## [GIVEN TASK]
Below are some entries. Copy each line that holds the string "this".

#### DATA SHOWN

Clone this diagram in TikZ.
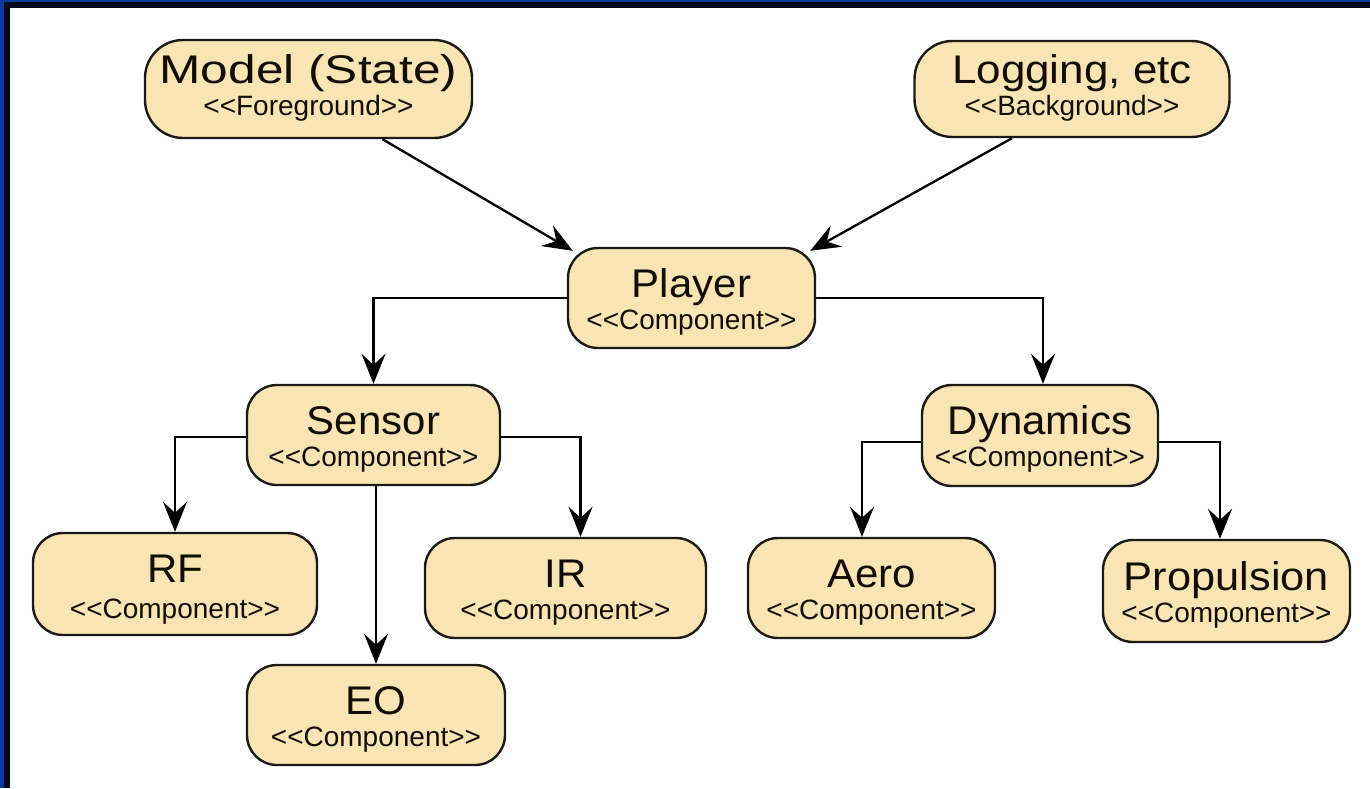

########
#### DATA SHOWN

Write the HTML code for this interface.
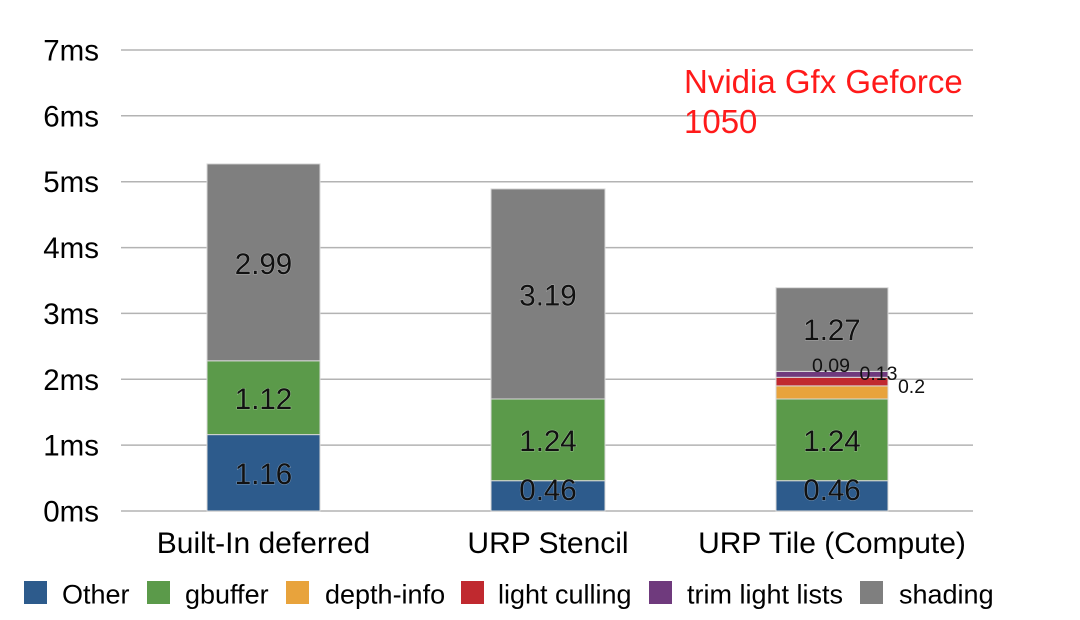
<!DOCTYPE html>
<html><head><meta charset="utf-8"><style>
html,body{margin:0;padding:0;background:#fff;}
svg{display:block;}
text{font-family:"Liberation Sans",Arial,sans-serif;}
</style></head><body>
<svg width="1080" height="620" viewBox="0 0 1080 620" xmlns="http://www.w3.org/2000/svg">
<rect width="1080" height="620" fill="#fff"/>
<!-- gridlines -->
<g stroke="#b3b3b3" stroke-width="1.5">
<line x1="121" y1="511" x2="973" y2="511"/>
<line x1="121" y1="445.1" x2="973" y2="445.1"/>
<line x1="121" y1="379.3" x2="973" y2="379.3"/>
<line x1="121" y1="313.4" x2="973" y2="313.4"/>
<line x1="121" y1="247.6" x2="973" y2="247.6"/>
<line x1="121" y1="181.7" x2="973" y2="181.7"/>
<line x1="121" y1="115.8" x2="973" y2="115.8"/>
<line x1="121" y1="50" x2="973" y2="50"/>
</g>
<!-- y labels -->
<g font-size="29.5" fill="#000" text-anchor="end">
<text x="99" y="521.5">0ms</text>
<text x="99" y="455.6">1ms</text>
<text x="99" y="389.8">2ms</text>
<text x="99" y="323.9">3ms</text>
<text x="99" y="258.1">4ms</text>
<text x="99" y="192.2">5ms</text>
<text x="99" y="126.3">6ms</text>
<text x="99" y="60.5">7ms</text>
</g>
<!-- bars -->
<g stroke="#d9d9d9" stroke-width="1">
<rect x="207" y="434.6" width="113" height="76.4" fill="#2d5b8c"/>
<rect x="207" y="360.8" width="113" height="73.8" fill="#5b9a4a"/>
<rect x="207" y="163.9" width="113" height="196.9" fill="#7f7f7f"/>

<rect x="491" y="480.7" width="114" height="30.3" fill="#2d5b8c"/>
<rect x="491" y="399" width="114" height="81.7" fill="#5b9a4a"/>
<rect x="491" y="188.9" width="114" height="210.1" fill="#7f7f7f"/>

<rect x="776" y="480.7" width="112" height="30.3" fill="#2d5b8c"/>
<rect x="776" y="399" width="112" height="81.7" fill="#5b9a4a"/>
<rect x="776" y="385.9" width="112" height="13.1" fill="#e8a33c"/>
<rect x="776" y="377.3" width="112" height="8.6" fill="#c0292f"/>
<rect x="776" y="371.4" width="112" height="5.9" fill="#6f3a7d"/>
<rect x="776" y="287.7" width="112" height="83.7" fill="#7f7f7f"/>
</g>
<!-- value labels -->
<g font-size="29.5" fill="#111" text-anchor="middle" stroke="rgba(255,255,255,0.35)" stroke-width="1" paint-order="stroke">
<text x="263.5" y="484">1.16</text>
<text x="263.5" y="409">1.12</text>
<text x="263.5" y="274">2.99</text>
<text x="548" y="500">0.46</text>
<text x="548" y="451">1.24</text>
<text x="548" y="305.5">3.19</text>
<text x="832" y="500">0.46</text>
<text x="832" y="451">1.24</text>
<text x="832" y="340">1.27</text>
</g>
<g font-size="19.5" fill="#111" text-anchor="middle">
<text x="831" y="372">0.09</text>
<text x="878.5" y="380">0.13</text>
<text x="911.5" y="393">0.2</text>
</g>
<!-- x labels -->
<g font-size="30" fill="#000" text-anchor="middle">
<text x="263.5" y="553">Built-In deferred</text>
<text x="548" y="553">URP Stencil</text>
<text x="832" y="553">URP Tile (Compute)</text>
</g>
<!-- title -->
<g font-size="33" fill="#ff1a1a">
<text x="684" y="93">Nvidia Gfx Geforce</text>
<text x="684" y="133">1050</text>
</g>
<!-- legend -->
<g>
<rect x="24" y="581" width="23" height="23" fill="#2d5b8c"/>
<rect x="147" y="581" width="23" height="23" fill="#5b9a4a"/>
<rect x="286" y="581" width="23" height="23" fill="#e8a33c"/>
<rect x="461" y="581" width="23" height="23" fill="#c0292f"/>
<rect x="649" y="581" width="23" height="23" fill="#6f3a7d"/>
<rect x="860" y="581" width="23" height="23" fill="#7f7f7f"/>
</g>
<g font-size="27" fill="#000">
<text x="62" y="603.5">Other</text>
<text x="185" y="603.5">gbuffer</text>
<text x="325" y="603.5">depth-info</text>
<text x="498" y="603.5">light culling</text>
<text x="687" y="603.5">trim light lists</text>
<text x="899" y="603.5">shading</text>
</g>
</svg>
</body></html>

########

## [SOLUTION]
Clone this diagram in TikZ.
Write the HTML code for this interface.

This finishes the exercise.